BLBG: European Two-Year Yields Fall to Three-Year Low as Stocks Drop
By Kim-Mai Cutler
Oct. 27 (Bloomberg) -- European two-year government notes extended a five-week advance as stocks fell amid evidence the global financial crisis is driving the 15-nation economy into a recession.
The gains sent the yield on the two-year note below 2.6 percent for the first time in three years as an industry survey showed business confidence in Germany, Europe's largest economy, fell more than economists forecast this month. Investors sought the safest of assets as the euro slipped to the weakest since April 2006 against the dollar and the cost of protecting European corporate bonds from default climbed to a record.
``There are concerns about all of it -- the banks' balance sheets, hedge-fund withdrawals, emerging markets and the commercial paper market,'' said Kornelius Purps, a fixed-income strategist in Munich at Unicredit Markets and Investment Banking. ``All of these concerns are leading to safe-haven flows into the government bond markets.''
The yield on the two-year note slipped 5 basis points, or 0.05 percentage point, to 2.61 percent by 10:12 a.m. in London, near the lowest level since October 2005. The 4 percent note due September 2010 rose 0.08, or 80 euro cents per 1,000-euro ($1,237) face amount, to 102.46.
The yield on the German 10-year bund, Europe's benchmark government-debt security, fell 1 basis point to 3.74 percent. Yields move inversely to bond prices.
Two-year yields, which are most sensitive to the outlook for interest rates, fell 1.1 percentage point in the past month as the deepening credit crisis erased more than $10 trillion of equity-market value around the world, encouraging investors to buy shorter-dated debt, seen as the safest asset.
Yield to Drop
The yield on two-year notes may slip to 2 percent as the European Central Bank cuts interest rates by a full percentage point to prevent a credit market seizure from driving the economy into a prolonged recession, Purps predicted.

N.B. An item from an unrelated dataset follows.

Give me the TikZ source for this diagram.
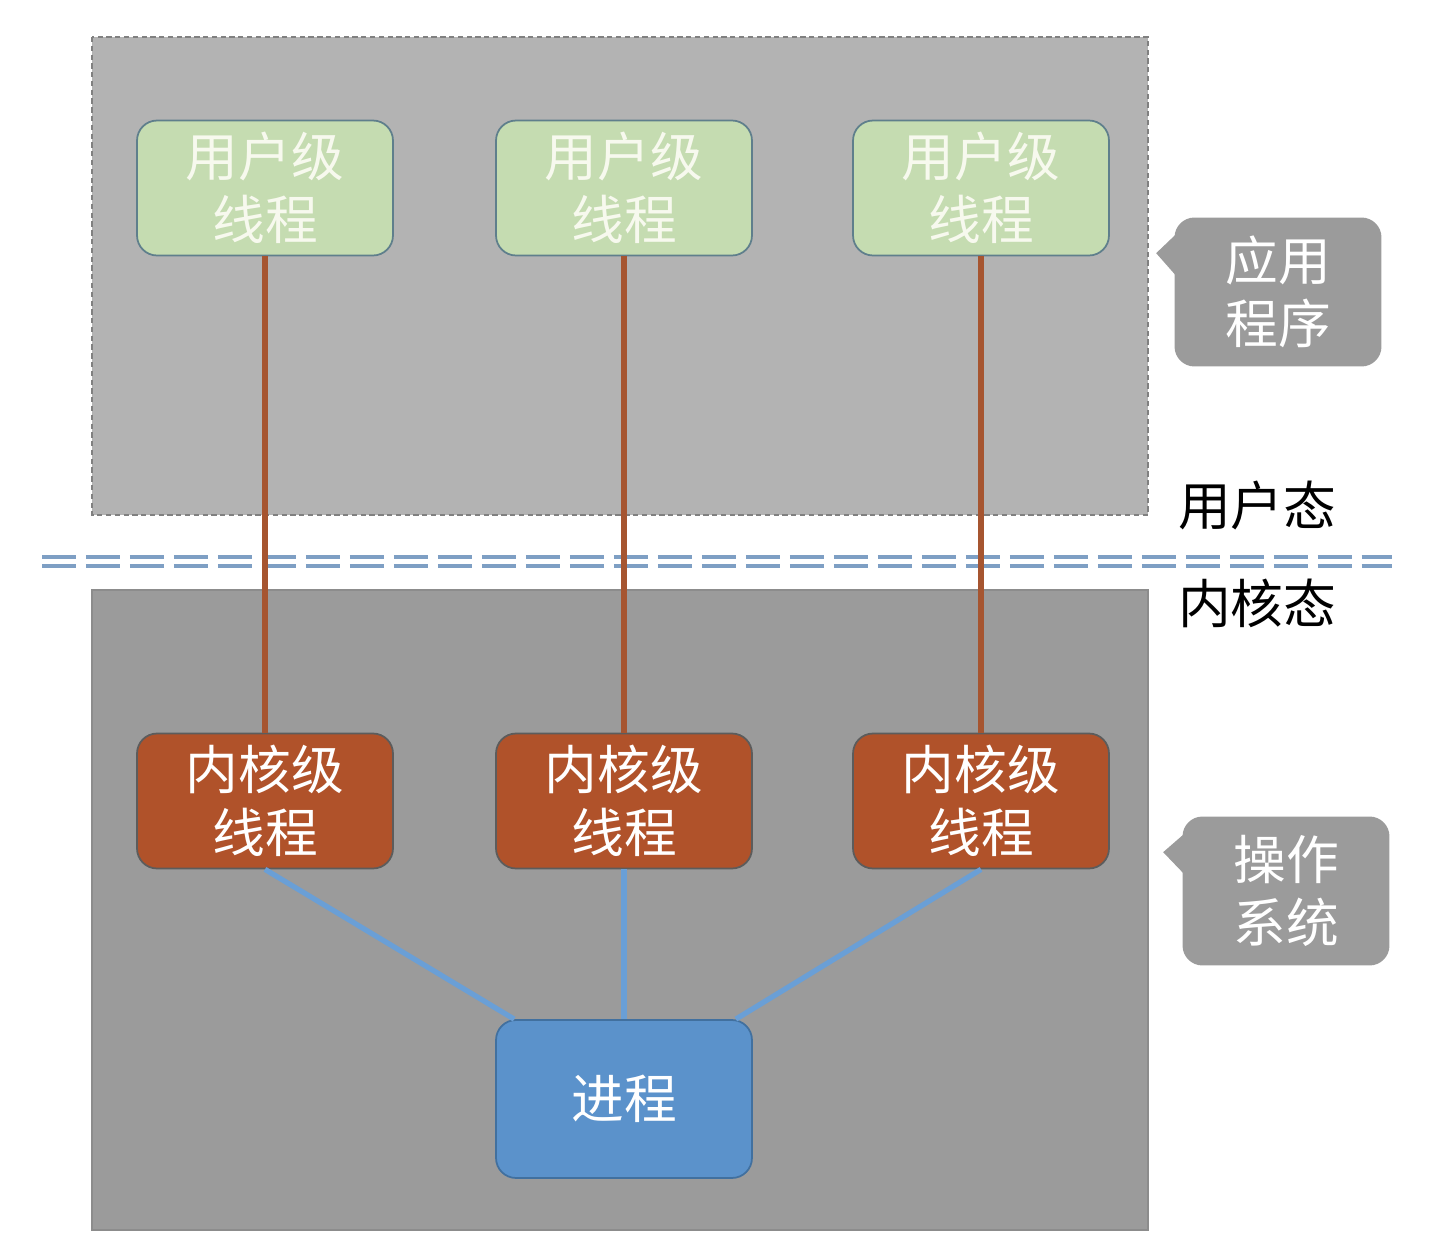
\documentclass[tikz,border=0pt]{standalone}
\usepackage{fontspec}
\newfontfamily\cjk{Noto Sans CJK SC}
\usetikzlibrary{calc}

\definecolor{topgray}{HTML}{B3B3B3}
\definecolor{botgray}{HTML}{9B9B9B}
\definecolor{userfill}{HTML}{C5DCB1}
\definecolor{userdraw}{HTML}{5F7F8C}
\definecolor{usertext}{HTML}{F7F9EE}
\definecolor{kernfill}{HTML}{B0522A}
\definecolor{kerndraw}{HTML}{5C5C5C}
\definecolor{procfill}{HTML}{5B92CB}
\definecolor{procdraw}{HTML}{41709F}
\definecolor{brownline}{HTML}{A65530}
\definecolor{blueline}{HTML}{6A9FD6}
\definecolor{sepline}{HTML}{7E9FC4}
\definecolor{callgray}{HTML}{9B9B9B}

\begin{document}
\begin{tikzpicture}[x=0.02cm, y=-0.02cm,
    txt/.style={font=\cjk\fontsize{30}{36}\selectfont},
    box/.style={txt, rounded corners=0.4cm, minimum width=5.12cm, minimum height=2.7cm,
      align=center, inner sep=0pt, line width=1pt},
    userbox/.style={box, fill=userfill, draw=userdraw, text=usertext},
    kernbox/.style={box, fill=kernfill, draw=kerndraw, text=white},
    procbox/.style={box, fill=procfill, draw=procdraw, text=white, minimum height=3.16cm},
    callbox/.style={txt, fill=callgray, text=white, rounded corners=0.4cm, align=center,
      minimum width=4.14cm, minimum height=2.98cm, inner sep=0pt},
    uline/.style={brownline, line width=3.2pt},
    kline/.style={blueline, line width=3pt},
    sep/.style={sepline, line width=2.2pt, dash pattern=on 0.68cm off 0.2cm}]
  \useasboundingbox (0,0) rectangle (1438,1254);

  % user space and kernel space
  \fill[topgray] (92,37) rectangle (1148,515);
  \draw[gray, densely dashed, line width=0.6pt] (92,37) rectangle (1148,515);
  \fill[botgray] (92,590) rectangle (1148,1230);
  \draw[black!45, line width=0.8pt] (92,590) rectangle (1148,1230);

  \coordinate (sepL) at (42,557);
  \coordinate (sepR) at (1392,557);
  \draw[sep] (sepL) -- (sepR);
  \draw[sep] ($(sepL)+(0,9)$) -- ($(sepR)+(0,9)$);

  \node[txt, anchor=west] (ustate) at (1172,505) {用户态};
  \node[txt, anchor=west] (kstate) at (1172,603) {内核态};

  % threads
  \foreach \i/\x in {1/265, 2/624, 3/981}
    {
      \node[userbox] (u\i) at (\x,188) {用户级\\线程};
      \node[kernbox] (k\i) at (\x,801) {内核级\\线程};
    }
  \node[procbox] (proc) at (624,1099) {进程};

  \foreach \i in {1,2,3}
    \draw[uline] (u\i.south) -- (k\i.north);
  \draw[kline] (k1.south) -- ([xshift=0.38cm]proc.north west);
  \draw[kline] (k2.south) -- (proc.north);
  \draw[kline] (k3.south) -- ([xshift=-0.34cm]proc.north east);

  % callouts
  \node[callbox] (app) at (1278,292) {应用\\程序};
  \fill[callgray] ($(app.north west)+(4,15)$) -- ($(app.north west)+(-18,36)$)
    -- ($(app.north west)+(4,61)$) -- cycle;
  \node[callbox] (os) at (1286,891) {操作\\系统};
  \fill[callgray] ($(os.north west)+(4,16)$) -- ($(os.north west)+(-19,36)$)
    -- ($(os.north west)+(4,60)$) -- cycle;
\end{tikzpicture}
\end{document}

The Ifo institute's business climate index, which surveyed 7,000 business executives in Germany, fell for a fifth month, to 90.2, from 92.9 in September. Economists had forecast a drop to 91.0, according to the median of 23 forecasts in a survey by Bloomberg News.
Stocks tumbled around the world and U.S. stock-futures declined on concern government efforts to stabilize financial markets won't avert a recession. Hong Kong's Hang Seng Index sank 13 percent after money-market rates rose, and the Philippines' benchmark gauge plunged 12 percent, triggering a temporary trading halt.
Dollar as Refuge
Europe's benchmark Dow Jones Stoxx 600 Index fell 5 percent and the euro slipped to its weakest in 2 1/2 years 2006 against the dollar. Investors sought a refuge in the U.S. currency against losses in emerging-market assets. The euro slid 12 percent against the dollar and 23 percent versus the yen this month.
European bonds were also buoyed as the cost of protecting corporate debt from default rose to a record, according to traders of credit-default swaps. Contracts on the Markit iTraxx Crossover Index of 50 companies with mostly high-risk, high-yield credit ratings gained 50 basis points. The index is a benchmark for the cost of protecting bonds against default and an increase indicates a deterioration in the perception of credit quality.
Interest-rate futures show traders are increasing bets the ECB will lower its main refinancing rate by at least a half-point at it meeting on Nov. 6. The implied yield on the December Euribor futures contract dropped 8 basis points to 3.83 percent today, the lowest level since March.
European bonds outperformed U.S. Treasuries this month, handing investors a 2.3 percent return, compared with 1 percent for their U.S. counterparts, according to Merrill Lynch & Co.'s EMU Direct and Treasury Master indexes.